Multiprocessing - returning unpickleable objects?


I've actually asked a question about multiprocessing before, but now I'm running in to a weird shortcoming with the type of data that gets returned.

I'm using Gspread to interface with Google's Sheets API and get a "worksheet" object back.

This object, or an aspect of this object, is apparently incompatible with multiprocessing due to being "unpickle-able". Please see output:

File "/usr/lib64/python2.7/multiprocessing/pool.py", line 554, in get
raise self._value

multiprocessing.pool.MaybeEncodingError: Error sending result: '[<Worksheet 'Activation Log' id:o12345wm>]'. 
Reason: 'UnpickleableError(<ssl.SSLContext object at 0x1e4be30>,)'

The code I'm using is essentially:

from multiprocessing import pool
from oauth2client.client import SignedJwtAssertionCredentials
import gspread

sheet = 1
pool = multiprocessing.pool.Pool(1)
p = pool.apply_async(get_a_worksheet, args=(sheet,))

worksheet = p.get()

And the script fails while attempting to "get" the results. The get_a_worksheet function returns a Gspread worksheet object that allows me to manipulate the remote sheet. Being able to upload changes to the document is important here - I'm not just trying to reference data, I need to alter it as well.

Does anyone know how I can run a subprocess in a separate and monitorable thread, and get an arbitrary (or custom) object type safely out of it at the end? Does anyone know what makes the ssl.SSLContext object special and "unpickleable"?

Thanks all in advance.


Solution

  • I ended up writing a solution around this shortcoming by having the sub-process simply perform the necessary work inside itself rather than return a Worksheet object.
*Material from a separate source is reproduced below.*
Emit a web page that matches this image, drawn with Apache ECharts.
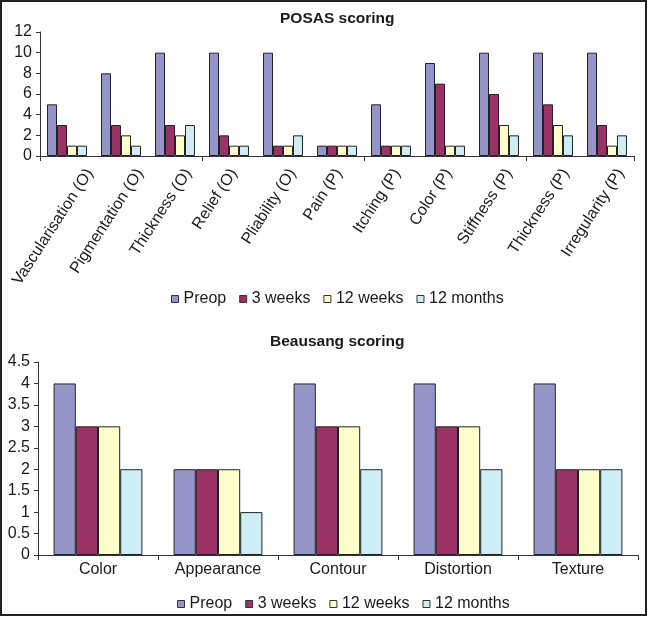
<!DOCTYPE html>
<html>
<head>
<meta charset="utf-8">
<script src="https://cdn.jsdelivr.net/npm/echarts@6/dist/echarts.min.js"></script>
<style>
html,body{margin:0;padding:0;background:#fff;}
#c{width:648px;height:617px;}
</style>
</head>
<body>
<div id="c"></div>
<script>
// ---- Data ----
var seriesNames = ['Preop', '3 weeks', '12 weeks', '12 months'];

var posasCategories = ['Vascularisation (O)', 'Pigmentation (O)', 'Thickness (O)', 'Relief (O)', 'Pliability (O)',
  'Pain (P)', 'Itching (P)', 'Color (P)', 'Stiffness (P)', 'Thickness (P)', 'Irregularity (P)'];
var posasPreop    = [5, 8, 10, 10, 10, 1, 5, 9, 10, 10, 10];
var posas3weeks   = [3, 3, 3, 2, 1, 1, 1, 7, 6, 5, 3];
var posas12weeks  = [1, 2, 2, 1, 1, 1, 1, 1, 3, 3, 1];
var posas12months = [1, 1, 3, 1, 2, 1, 1, 1, 2, 2, 2];

var beauCategories = ['Color', 'Appearance', 'Contour', 'Distortion', 'Texture'];
var beauPreop    = [4, 2, 4, 4, 4];
var beau3weeks   = [3, 2, 3, 3, 2];
var beau12weeks  = [3, 2, 3, 3, 2];
var beau12months = [2, 1, 2, 2, 2];

var posasTicks = [0, 2, 4, 6, 8, 10, 12];
var beauTicks = [0, 0.5, 1, 1.5, 2, 2.5, 3, 3.5, 4, 4.5];

// ---- Styling ----
var colors = ['#9595C9', '#993366', '#FFFFCC', '#CFEDF5'];
var FONT = 'Liberation Sans, Arial, sans-serif';
var txt = '#1a1a1a';
var LABEL_SIZE = 16;
var LABEL_ROT = 57;       // degrees
var LABEL_TOP = 166;      // top of rotated label boxes
var LABEL_SHIFT = -14;    // box centre relative to category centre

var chart = echarts.init(document.getElementById('c'), null, {renderer: 'canvas'});

function bars(name, data, xi, yi, ci) {
  return {
    name: name, type: 'bar', xAxisIndex: xi, yAxisIndex: yi, data: data,
    barGap: '0%', barCategoryGap: '26%',
    itemStyle: {color: colors[ci], borderColor: '#222', borderWidth: 1},
    emphasis: {disabled: true}, animation: false
  };
}

var axisLineStyle = {show: true, lineStyle: {color: '#333', width: 1}};
function legendCfg(top, left) {
  return {data: seriesNames.map(function (n) { return {name: n}; }), top: top, left: left,
    itemWidth: 7, itemHeight: 7, itemGap: 13, icon: 'rect',
    itemStyle: {borderColor: '#333', borderWidth: 1},
    textStyle: {fontFamily: FONT, fontSize: 16, color: txt, padding: [0, 0, 0, 0]}};
}

var borderRect = {type: 'rect', id: 'frame', shape: {x: 1, y: 1, width: 645, height: 614}, z: 100,
  style: {fill: 'none', stroke: '#222', lineWidth: 2}, silent: true};

var option = {
  animation: false,
  backgroundColor: '#fff',
  color: colors,
  textStyle: {fontFamily: FONT, color: txt},
  title: [
    {text: 'POSAS scoring', left: 275, top: 6,
      textStyle: {fontFamily: FONT, fontSize: 15.5, fontWeight: 'bold', color: txt}},
    {text: 'Beausang scoring', left: 265, top: 329,
      textStyle: {fontFamily: FONT, fontSize: 15.5, fontWeight: 'bold', color: txt}}
  ],
  legend: [legendCfg(286, 166), legendCfg(591, 172)],
  grid: [
    {left: 40, top: 32, width: 594, height: 124},
    {left: 38, top: 362, width: 600, height: 193}
  ],
  xAxis: [
    {type: 'category', gridIndex: 0, data: posasCategories,
      axisLine: axisLineStyle,
      axisTick: {show: true, length: 5, lineStyle: {color: '#333'}},
      axisLabel: {show: false}},
    {type: 'category', gridIndex: 1, data: beauCategories,
      axisLine: axisLineStyle,
      axisTick: {show: true, length: 5, lineStyle: {color: '#333'}},
      axisLabel: {show: true, margin: 7, interval: 0, fontFamily: FONT, fontSize: 16, color: txt}}
  ],
  yAxis: [
    {type: 'value', gridIndex: 0, min: posasTicks[0], max: posasTicks[posasTicks.length - 1], interval: 2,
      splitLine: {show: false}, axisLine: axisLineStyle,
      axisTick: {show: true, length: 4, lineStyle: {color: '#333'}},
      axisLabel: {margin: 8, fontFamily: FONT, fontSize: 16, color: txt}},
    {type: 'value', gridIndex: 1, min: beauTicks[0], max: beauTicks[beauTicks.length - 1], interval: 0.5,
      splitLine: {show: false}, axisLine: axisLineStyle,
      axisTick: {show: true, length: 4, lineStyle: {color: '#333'}},
      axisLabel: {margin: 8, fontFamily: FONT, fontSize: 16, color: txt}}
  ],
  graphic: [borderRect],
  series: [
    bars('Preop', posasPreop, 0, 0, 0),
    bars('3 weeks', posas3weeks, 0, 0, 1),
    bars('12 weeks', posas12weeks, 0, 0, 2),
    bars('12 months', posas12months, 0, 0, 3),
    bars('Preop', beauPreop, 1, 1, 0),
    bars('3 weeks', beau3weeks, 1, 1, 1),
    bars('12 weeks', beau12weeks, 1, 1, 2),
    bars('12 months', beau12months, 1, 1, 3)
  ]
};
chart.setOption(option);

// Rotated category labels for the POSAS chart, placed on the category axis positions
(function () {
  var ctx = document.createElement('canvas').getContext('2d');
  ctx.font = LABEL_SIZE + 'px ' + FONT;
  var th = LABEL_ROT * Math.PI / 180;
  var h = LABEL_SIZE;
  var els = [borderRect];
  posasCategories.forEach(function (cat, i) {
    var cx = chart.convertToPixel({xAxisIndex: 0}, cat);
    var L = ctx.measureText(cat).width;
    var boxH = L * Math.sin(th) + h * Math.cos(th);
    els.push({
      type: 'text', id: 'lbl' + i, silent: true,
      x: cx + LABEL_SHIFT, y: LABEL_TOP + boxH / 2, rotation: th,
      style: {text: cat, x: 0, y: 0, align: 'center', verticalAlign: 'middle',
        font: LABEL_SIZE + 'px ' + FONT, fill: txt}
    });
  });
  chart.setOption({graphic: els});
})();
</script>
</body>
</html>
    What I ended up with was about half a dozen function and multiprocessing function pairs, each one written to do what I needed done, but inside of a sub-process so that it could be monitored and timed.

    A hierarchical map would look something like:

    Main()
        check_spreadsheet_for_a_string()
            check_spreadsheet_for_a_string_worker()
        get_hash_of_spreadsheet()
            get_hash_of_spreadsheet_worker()
    

    ... etc

    Where the "worker" functions are the functions called in the multiprocessing setup, and the regular functions above them manage the sub-process and time it to make sure the overall program doesn't halt if the call to gspread internals hangs or takes too long.